There also plans to contribute an ongoing series of “data stories” that offer unique perspectives while providing residents examples of the platform’s potential for data journalism. 

At launch, a couple of the data stories featured in the tool chronicle the rising rent crisis in LA and the environment and health issues for the city of Irwindale. A 2017 study by the California Office of Environmental Health Hazard Assessment reports that Irwindale stood in the top 99.9 percent of all California cities for “pollution burden.” The data story points to root causes like old mining facilities and factories.

KCETLink, the platform’s media partner, has committed to publishing additional data stories under City Rising, a TV program analyzing the reasons behind societal problems. 

Much of the data included in the tool comes from the U.S. Census, but city, state and federal agencies also provide a good share of the content. Goulding said USC gathered a steering committee of about 20 representatives from nonprofits, public agencies and private businesses to guide the data selection process.
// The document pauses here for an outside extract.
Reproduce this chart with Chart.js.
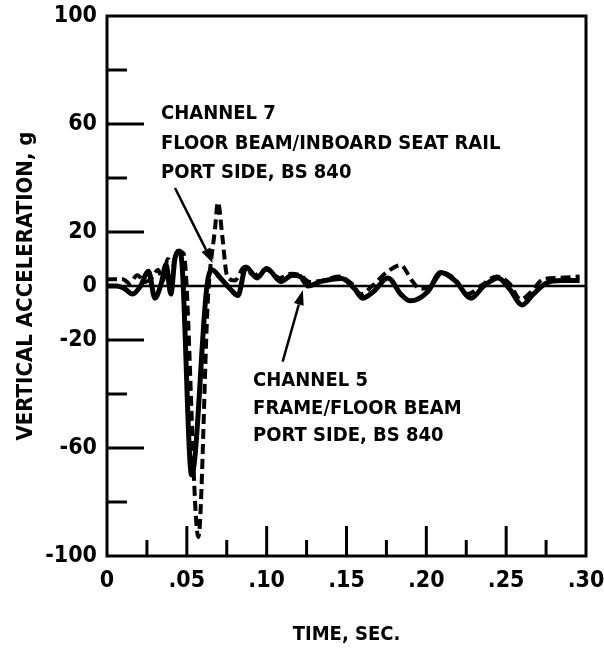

“This group is instrumental in shaping the ongoing vision and design of the Neighborhood Data for Social Change platform,” Goulding said. “Data were selected in collaboration with our steering committee and a larger group of stakeholders within Los Angeles County.”

Goulding said that the steering committee is continuing to select high value datasets, and is now planning a second major upgrade to the platform that will boast more data and tools.
Gary Painter, director of the USC Price Center, said in a release accompanying the launch that the platform is unique in its capacity to deliver highly targeted intelligence, a feature that could give many residents a stronger voice in their communities. 

“This platform is a new tool for supporting neighborhood-level change in Los Angeles,” Painter said. “Residents will be able to better understand timely issues, trends and challenges in their communities and advocate for policies and programs to affect change.”